South African President Cyril RamaphosaImage source, Reuters

A scandal threatens to end the political career of South Africa’s President Cyril Ramaphosa – if you’ve not heard the details, here’s what you need to know.

Ramaphosa was a close ally of Mandela

Seventy-year-old Cyril Ramaphosa became president of South Africa in 2018 having been active in the fight against white-minority rule – apartheid – since the 1970s and was close to liberation hero Nelson Mandela.

He campaigned against corruption

Mr Ramaphosa rose to the top job by pledging to clamp down on corruption – but now faces questions himself over a large sum of cash found on his property.

Now he’s accused of a cover-up

The scandal centres on claims the president tried to hide the theft of half a million dollars – possibly more – which was stashed down the back of a sofa in his farmhouse.
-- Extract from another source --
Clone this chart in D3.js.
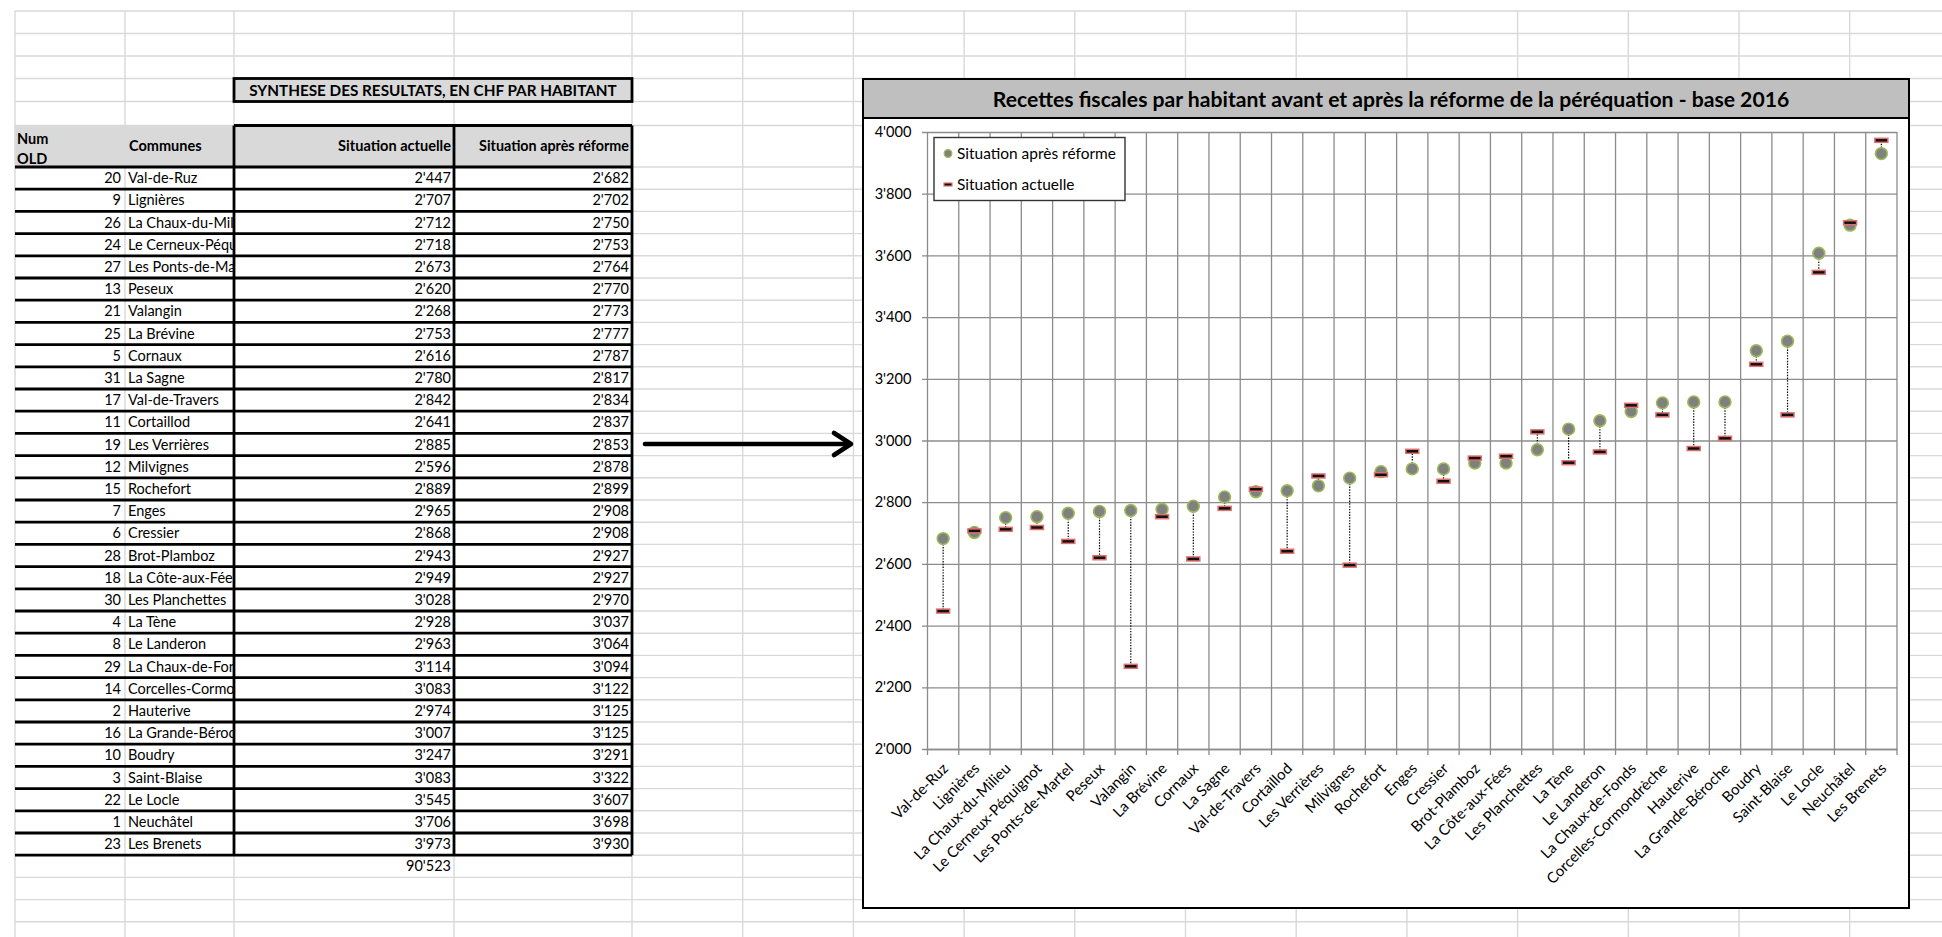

That’s led to questions about where the cash came from.

He denies wrongdoing

The president denies claims that as much as $4m (£3.3m) was taken. He says the amount stolen was $580,000 – and that he got it for selling buffalos.

But the accusations haven’t gone away

An independent panel looked into the allegations for South Africa’s parliament and concluded the president may have broken the law and abused his position. But that’s only the start of a process.
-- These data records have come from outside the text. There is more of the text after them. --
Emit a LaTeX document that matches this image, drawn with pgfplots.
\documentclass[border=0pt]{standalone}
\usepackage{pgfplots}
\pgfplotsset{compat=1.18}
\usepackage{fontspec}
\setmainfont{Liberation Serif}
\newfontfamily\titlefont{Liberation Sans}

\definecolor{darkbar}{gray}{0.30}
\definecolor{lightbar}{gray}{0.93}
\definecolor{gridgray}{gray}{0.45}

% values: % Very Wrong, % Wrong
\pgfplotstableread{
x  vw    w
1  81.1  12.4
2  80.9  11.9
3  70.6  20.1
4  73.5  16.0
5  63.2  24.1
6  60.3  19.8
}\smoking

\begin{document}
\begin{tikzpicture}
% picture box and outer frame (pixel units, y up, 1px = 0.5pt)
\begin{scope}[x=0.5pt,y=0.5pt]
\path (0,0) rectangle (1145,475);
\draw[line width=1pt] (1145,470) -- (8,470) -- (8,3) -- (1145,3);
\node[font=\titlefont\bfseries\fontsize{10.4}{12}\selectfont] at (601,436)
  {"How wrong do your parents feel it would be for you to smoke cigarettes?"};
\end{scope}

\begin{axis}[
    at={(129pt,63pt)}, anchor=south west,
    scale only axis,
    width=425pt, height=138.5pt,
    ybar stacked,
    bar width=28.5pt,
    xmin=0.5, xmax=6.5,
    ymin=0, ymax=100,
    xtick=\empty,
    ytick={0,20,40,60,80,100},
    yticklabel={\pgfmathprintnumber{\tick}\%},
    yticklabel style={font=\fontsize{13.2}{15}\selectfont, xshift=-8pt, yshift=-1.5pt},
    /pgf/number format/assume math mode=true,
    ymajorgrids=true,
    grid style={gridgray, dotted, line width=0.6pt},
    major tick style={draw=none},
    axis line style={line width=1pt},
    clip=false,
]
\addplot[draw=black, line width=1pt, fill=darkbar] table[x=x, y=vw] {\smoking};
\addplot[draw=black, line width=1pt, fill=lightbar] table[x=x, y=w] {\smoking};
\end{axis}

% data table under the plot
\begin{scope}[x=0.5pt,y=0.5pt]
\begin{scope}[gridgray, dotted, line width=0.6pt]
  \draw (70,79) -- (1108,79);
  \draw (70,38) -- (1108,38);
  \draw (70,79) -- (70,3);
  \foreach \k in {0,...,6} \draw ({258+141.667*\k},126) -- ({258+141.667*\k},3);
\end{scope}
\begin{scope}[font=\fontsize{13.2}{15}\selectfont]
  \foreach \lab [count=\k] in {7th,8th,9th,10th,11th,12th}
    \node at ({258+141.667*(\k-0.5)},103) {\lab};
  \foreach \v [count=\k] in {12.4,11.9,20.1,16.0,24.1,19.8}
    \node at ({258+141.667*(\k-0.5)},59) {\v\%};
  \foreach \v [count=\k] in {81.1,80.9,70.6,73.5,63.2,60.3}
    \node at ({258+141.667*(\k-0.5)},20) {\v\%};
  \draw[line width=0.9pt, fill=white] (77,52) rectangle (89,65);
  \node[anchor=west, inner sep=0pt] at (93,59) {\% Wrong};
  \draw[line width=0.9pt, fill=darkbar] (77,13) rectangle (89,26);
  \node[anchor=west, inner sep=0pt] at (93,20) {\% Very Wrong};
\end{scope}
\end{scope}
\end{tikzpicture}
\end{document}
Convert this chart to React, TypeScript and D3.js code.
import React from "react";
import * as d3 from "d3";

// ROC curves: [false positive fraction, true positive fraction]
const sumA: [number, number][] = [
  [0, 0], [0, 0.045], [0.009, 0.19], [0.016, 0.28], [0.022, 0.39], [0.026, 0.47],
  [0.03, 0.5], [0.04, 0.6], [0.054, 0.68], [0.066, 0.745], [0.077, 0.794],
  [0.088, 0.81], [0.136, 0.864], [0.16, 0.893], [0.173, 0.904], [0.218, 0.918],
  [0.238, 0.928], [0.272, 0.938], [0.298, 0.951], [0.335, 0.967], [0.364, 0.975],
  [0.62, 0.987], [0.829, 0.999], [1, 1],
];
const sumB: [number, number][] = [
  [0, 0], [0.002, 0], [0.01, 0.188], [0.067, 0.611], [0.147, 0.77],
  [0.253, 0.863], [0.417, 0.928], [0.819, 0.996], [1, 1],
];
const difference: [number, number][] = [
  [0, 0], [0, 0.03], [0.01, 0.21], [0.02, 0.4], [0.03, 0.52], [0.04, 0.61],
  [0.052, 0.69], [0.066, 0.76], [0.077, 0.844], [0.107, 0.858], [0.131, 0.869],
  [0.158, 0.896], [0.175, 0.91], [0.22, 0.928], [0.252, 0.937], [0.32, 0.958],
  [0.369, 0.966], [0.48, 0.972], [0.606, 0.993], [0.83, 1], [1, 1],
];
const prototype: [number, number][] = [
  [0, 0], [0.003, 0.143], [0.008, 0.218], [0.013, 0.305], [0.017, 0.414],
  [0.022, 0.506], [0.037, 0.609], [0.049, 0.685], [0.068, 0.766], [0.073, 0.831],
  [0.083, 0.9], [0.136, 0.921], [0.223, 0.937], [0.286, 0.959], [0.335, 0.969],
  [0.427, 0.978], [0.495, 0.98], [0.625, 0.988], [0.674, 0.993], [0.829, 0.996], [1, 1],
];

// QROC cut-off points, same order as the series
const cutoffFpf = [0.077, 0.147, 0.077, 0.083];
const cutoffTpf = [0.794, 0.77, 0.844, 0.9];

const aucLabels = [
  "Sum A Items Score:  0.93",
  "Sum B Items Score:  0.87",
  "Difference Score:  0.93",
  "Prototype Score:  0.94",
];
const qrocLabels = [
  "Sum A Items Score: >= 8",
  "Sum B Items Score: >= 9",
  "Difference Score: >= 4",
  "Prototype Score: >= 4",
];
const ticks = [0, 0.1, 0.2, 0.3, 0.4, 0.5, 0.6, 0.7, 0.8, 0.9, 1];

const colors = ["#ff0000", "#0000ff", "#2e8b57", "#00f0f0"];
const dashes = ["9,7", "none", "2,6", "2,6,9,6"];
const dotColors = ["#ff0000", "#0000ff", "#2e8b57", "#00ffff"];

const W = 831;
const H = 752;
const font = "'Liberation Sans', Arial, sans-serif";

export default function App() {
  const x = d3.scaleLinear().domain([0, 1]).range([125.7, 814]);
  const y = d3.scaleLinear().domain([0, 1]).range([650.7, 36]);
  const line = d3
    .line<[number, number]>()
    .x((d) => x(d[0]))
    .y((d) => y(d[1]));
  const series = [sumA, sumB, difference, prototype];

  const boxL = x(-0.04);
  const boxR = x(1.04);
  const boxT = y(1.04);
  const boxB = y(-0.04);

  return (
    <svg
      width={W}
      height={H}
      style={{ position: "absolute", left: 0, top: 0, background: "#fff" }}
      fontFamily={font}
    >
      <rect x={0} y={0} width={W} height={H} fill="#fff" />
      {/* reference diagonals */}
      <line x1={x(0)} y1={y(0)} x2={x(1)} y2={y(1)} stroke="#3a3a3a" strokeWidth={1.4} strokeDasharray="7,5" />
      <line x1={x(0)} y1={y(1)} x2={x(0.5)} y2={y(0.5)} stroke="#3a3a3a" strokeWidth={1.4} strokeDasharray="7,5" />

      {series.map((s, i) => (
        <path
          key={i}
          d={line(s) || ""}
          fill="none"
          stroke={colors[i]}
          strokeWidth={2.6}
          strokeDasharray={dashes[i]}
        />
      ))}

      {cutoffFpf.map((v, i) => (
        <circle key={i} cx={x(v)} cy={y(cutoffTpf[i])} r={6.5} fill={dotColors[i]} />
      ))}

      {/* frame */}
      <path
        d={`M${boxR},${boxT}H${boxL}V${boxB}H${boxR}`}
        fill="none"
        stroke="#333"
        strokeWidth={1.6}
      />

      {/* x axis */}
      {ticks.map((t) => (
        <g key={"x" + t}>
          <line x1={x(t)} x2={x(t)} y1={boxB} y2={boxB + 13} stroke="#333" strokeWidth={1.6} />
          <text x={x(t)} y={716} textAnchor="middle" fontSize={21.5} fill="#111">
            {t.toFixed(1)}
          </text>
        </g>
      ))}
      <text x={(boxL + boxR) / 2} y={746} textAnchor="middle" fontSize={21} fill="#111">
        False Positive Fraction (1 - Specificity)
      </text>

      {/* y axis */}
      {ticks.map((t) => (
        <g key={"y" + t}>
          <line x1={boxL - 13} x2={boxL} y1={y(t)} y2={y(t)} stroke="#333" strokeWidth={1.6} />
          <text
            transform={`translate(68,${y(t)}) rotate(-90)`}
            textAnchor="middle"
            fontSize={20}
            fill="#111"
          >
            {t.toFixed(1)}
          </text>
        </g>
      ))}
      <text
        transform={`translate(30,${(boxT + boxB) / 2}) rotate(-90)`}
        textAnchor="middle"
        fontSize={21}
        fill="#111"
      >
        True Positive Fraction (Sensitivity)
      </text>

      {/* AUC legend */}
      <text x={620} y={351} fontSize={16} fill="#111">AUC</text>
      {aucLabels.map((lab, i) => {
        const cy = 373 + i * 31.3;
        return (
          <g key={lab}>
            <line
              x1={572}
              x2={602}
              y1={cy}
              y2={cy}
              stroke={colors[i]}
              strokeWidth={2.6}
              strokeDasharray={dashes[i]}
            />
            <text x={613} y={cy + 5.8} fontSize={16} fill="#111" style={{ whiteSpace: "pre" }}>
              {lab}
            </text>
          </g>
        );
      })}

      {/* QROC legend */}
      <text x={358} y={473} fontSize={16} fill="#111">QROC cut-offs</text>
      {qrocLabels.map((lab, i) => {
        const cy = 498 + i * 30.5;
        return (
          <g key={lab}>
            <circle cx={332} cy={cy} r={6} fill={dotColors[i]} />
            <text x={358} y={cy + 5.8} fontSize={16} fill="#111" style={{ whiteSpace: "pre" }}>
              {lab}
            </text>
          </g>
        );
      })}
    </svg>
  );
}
His party is split over what should happen

President Ramaphosa’s African National Congress party is deciding what to do now. One top party member has said he should not quit, but there are others in the party calling for him to go.

Parliament might try to remove him

Even if his own party backs him, MPs in South Africa’s parliament could find Mr Ramaphosa guilty of serious misconduct and hold a vote to remove him from office. But that requires a two-thirds majority and the ANC’s MPs would be likely to block it.

Some think he will quit

Rather than be impeached, some commentators believe Mr Ramaphosa will decide to resign and go back to his cattle farm. But it’s thought his ANC allies want him to reconsider, so they can organise an orderly transition.